* Start *
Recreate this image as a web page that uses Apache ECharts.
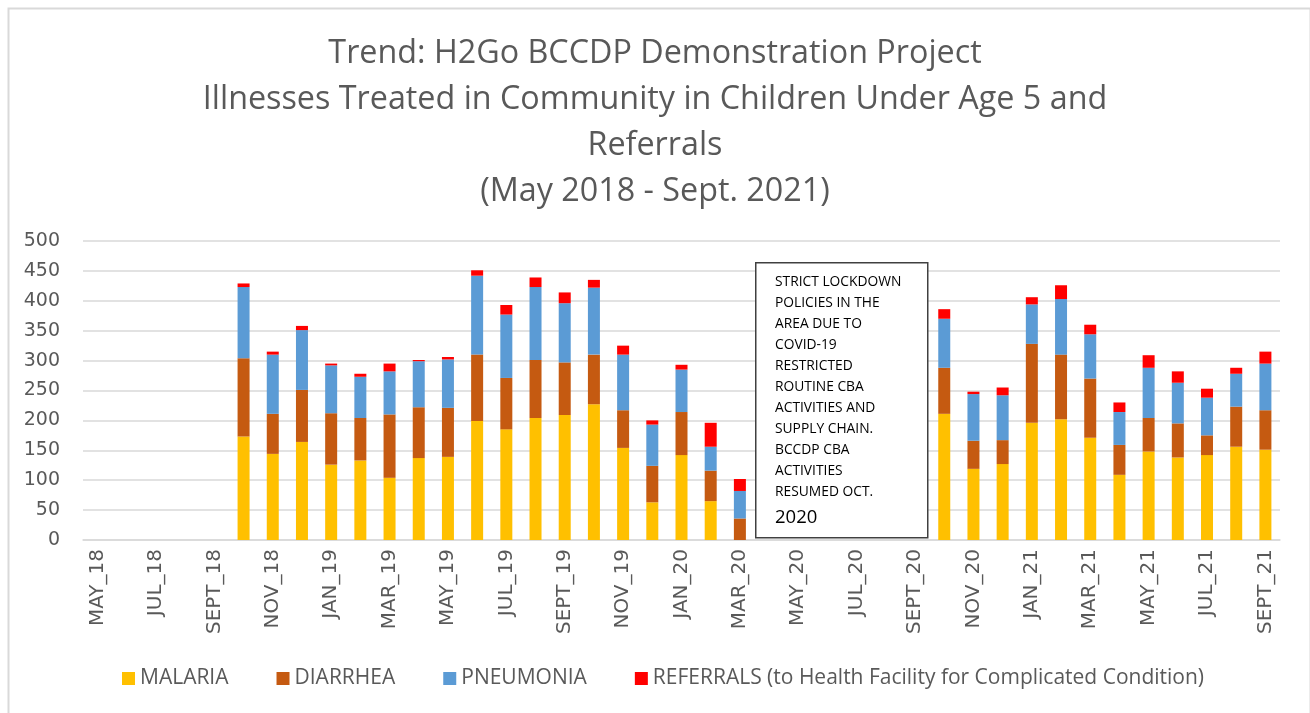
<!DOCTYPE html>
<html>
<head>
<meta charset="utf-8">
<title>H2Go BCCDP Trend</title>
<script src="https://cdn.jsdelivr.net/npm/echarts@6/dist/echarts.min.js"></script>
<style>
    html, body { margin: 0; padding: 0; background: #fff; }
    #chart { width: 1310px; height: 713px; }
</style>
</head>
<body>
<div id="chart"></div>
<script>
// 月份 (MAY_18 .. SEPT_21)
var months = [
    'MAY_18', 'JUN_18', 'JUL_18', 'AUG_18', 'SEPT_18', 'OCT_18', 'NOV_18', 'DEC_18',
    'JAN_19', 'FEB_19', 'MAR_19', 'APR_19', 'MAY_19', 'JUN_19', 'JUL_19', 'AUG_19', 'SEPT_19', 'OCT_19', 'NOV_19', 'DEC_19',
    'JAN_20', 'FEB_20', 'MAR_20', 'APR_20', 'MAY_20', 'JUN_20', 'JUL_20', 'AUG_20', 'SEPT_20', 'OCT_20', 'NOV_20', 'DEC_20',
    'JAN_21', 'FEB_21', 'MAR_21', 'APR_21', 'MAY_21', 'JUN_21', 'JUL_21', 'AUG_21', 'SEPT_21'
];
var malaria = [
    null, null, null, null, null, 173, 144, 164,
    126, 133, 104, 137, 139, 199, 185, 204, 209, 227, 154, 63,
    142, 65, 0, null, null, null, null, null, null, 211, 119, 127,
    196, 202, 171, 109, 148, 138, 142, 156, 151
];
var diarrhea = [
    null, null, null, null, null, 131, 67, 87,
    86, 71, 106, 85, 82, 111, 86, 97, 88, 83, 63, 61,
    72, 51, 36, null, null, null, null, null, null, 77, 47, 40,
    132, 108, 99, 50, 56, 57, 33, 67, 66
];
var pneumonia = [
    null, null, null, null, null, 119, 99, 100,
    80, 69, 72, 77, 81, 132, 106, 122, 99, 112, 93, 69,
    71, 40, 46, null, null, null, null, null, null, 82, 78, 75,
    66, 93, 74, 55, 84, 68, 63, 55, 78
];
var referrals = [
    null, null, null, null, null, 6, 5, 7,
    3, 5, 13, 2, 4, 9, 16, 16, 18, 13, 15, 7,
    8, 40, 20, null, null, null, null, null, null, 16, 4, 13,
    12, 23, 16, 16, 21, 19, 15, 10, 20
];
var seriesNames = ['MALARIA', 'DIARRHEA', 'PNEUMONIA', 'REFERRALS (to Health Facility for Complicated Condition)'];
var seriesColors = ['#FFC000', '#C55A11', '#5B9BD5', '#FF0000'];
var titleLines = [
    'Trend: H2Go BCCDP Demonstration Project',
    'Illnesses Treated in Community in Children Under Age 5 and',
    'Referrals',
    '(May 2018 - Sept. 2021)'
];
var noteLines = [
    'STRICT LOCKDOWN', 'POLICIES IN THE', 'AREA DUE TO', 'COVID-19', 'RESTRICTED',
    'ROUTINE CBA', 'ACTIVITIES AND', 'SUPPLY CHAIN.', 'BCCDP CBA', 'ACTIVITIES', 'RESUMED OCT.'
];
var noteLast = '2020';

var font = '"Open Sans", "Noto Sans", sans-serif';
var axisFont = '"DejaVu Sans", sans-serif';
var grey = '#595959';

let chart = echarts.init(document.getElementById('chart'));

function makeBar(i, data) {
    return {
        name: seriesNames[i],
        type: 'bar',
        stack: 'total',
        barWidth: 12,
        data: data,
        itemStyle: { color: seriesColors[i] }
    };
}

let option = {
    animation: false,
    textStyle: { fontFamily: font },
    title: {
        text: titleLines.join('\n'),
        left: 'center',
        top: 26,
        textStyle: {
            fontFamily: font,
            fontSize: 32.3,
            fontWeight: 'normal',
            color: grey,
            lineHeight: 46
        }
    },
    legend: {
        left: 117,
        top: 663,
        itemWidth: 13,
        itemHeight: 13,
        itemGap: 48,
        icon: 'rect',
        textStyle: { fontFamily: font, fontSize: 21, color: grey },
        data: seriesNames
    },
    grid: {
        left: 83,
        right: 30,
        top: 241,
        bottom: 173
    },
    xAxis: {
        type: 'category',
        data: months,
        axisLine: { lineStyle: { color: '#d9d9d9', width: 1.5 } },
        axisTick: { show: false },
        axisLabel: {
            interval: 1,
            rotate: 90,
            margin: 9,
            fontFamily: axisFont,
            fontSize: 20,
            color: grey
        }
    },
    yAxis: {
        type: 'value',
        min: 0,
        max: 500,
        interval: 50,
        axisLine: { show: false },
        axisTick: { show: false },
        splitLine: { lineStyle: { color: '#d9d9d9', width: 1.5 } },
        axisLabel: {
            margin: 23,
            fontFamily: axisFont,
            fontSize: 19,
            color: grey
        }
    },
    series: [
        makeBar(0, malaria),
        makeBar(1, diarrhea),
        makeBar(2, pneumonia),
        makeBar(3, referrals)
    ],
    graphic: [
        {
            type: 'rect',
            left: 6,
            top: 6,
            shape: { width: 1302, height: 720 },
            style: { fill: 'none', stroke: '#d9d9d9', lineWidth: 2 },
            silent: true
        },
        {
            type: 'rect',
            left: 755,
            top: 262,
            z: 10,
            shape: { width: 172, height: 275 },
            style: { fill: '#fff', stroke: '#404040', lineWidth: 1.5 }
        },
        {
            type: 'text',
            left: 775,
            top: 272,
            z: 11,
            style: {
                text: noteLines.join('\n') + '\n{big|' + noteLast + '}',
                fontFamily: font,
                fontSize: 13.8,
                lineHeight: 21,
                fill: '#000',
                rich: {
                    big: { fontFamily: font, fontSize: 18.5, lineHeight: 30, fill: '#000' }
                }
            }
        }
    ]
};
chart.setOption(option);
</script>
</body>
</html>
* End *
* Start *
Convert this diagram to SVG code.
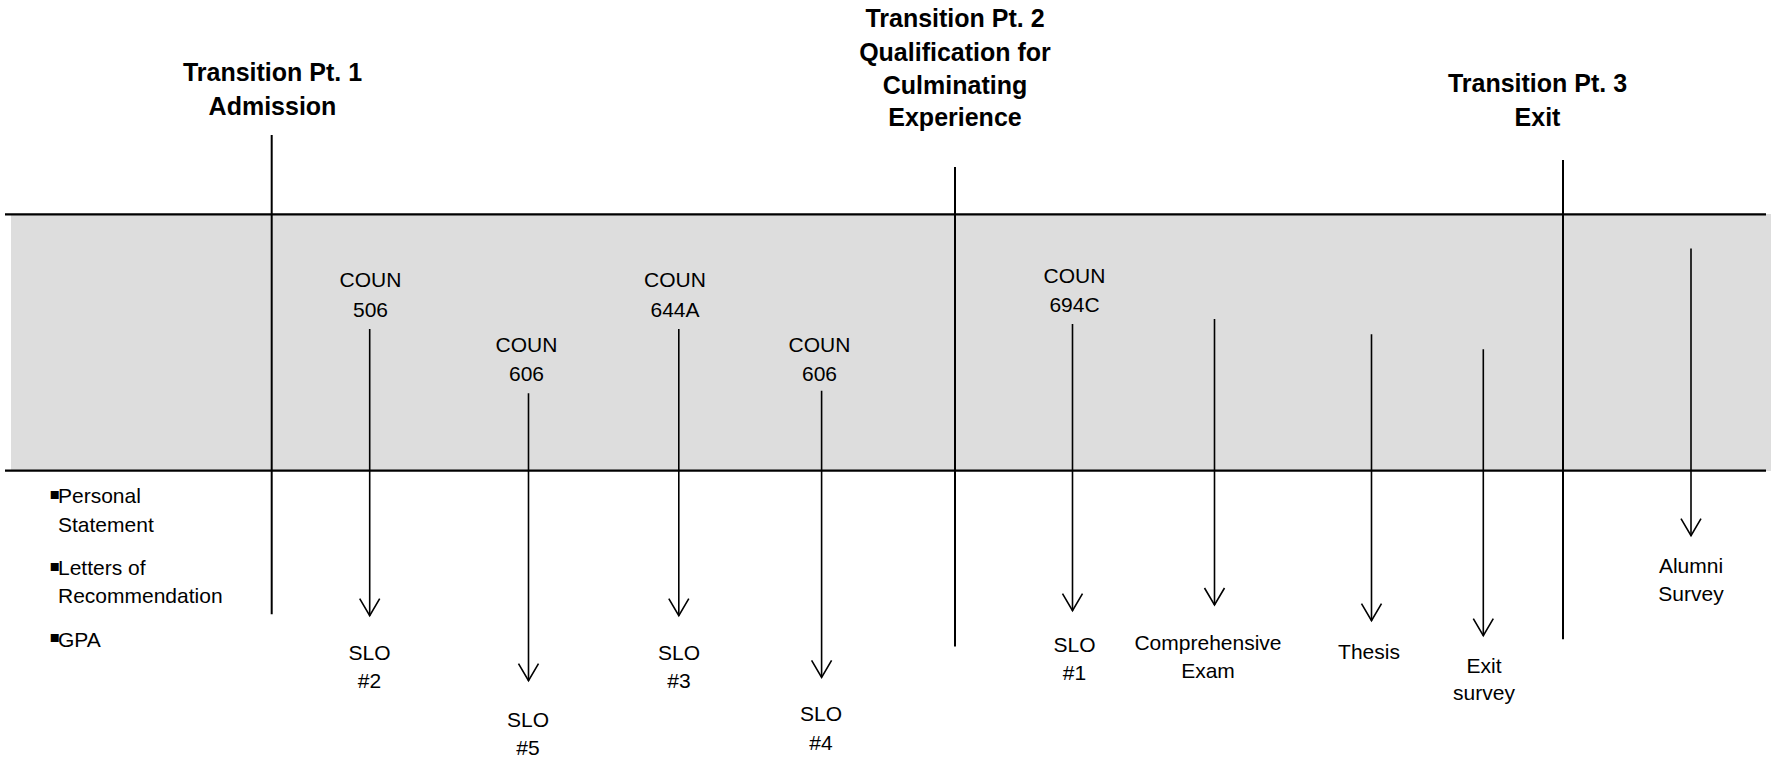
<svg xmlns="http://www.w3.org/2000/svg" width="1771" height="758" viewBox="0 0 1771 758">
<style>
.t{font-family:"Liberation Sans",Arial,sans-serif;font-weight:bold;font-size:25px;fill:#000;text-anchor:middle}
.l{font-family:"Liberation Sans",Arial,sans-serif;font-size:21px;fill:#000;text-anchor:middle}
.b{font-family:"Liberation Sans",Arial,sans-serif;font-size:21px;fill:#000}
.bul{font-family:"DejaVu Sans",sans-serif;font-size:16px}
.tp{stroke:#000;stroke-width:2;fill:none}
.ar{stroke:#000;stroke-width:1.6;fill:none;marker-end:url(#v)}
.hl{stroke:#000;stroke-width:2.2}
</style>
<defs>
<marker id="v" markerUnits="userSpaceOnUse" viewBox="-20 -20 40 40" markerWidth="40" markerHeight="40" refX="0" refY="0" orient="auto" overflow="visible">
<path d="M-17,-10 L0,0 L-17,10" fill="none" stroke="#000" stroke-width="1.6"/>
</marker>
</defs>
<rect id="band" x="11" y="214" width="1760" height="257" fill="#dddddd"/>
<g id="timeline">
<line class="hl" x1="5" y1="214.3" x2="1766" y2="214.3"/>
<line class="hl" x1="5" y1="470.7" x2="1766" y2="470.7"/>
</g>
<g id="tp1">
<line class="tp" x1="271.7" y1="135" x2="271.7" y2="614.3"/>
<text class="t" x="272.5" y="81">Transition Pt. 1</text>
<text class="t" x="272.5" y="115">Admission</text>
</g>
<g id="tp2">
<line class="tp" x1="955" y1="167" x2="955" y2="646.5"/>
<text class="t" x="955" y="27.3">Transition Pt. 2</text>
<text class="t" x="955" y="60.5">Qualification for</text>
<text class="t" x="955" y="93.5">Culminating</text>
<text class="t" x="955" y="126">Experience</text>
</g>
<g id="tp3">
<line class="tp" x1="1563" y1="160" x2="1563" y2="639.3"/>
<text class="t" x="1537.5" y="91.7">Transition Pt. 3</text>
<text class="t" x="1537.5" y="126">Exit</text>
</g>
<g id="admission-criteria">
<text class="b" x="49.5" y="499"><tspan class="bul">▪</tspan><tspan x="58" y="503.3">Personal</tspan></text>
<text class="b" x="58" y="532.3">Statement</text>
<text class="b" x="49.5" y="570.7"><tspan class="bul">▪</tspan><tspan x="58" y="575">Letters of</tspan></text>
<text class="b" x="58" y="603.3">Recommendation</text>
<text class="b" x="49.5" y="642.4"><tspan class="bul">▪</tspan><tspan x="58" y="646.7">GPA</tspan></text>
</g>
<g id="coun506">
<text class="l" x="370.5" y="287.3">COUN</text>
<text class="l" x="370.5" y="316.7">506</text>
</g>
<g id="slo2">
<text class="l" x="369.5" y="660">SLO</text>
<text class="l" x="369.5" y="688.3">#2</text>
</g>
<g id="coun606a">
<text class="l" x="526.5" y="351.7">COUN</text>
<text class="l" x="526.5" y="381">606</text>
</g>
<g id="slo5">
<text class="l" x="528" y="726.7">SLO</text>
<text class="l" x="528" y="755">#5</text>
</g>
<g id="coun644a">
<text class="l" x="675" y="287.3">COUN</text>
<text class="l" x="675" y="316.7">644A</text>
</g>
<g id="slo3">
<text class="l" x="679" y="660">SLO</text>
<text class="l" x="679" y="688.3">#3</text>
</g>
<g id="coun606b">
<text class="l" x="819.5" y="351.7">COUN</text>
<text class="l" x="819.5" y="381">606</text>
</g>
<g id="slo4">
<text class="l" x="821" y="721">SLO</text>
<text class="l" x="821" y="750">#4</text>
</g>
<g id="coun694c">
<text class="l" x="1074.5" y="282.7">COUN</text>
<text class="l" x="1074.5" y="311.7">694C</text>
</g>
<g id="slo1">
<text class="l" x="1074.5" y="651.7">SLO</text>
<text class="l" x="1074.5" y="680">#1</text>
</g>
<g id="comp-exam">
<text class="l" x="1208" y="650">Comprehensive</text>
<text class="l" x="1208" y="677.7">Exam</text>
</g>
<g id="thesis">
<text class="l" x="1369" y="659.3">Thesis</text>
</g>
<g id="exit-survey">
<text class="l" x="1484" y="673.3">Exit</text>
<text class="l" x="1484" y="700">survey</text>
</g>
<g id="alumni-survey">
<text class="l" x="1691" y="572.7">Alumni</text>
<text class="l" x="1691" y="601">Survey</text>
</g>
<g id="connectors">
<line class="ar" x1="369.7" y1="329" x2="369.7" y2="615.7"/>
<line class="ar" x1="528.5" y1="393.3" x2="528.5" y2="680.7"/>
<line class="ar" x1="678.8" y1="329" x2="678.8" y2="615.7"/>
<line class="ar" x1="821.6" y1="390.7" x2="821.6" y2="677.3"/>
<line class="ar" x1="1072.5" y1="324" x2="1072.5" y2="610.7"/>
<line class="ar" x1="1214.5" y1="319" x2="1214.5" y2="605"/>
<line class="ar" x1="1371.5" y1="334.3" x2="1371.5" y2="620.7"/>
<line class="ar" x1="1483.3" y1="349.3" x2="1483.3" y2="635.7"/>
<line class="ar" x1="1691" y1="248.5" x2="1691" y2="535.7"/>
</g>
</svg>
* End *
Where a line contains "this", copy that line.

- Reply:
Recreate this image as a web page that uses Apache ECharts.
Convert this diagram to SVG code.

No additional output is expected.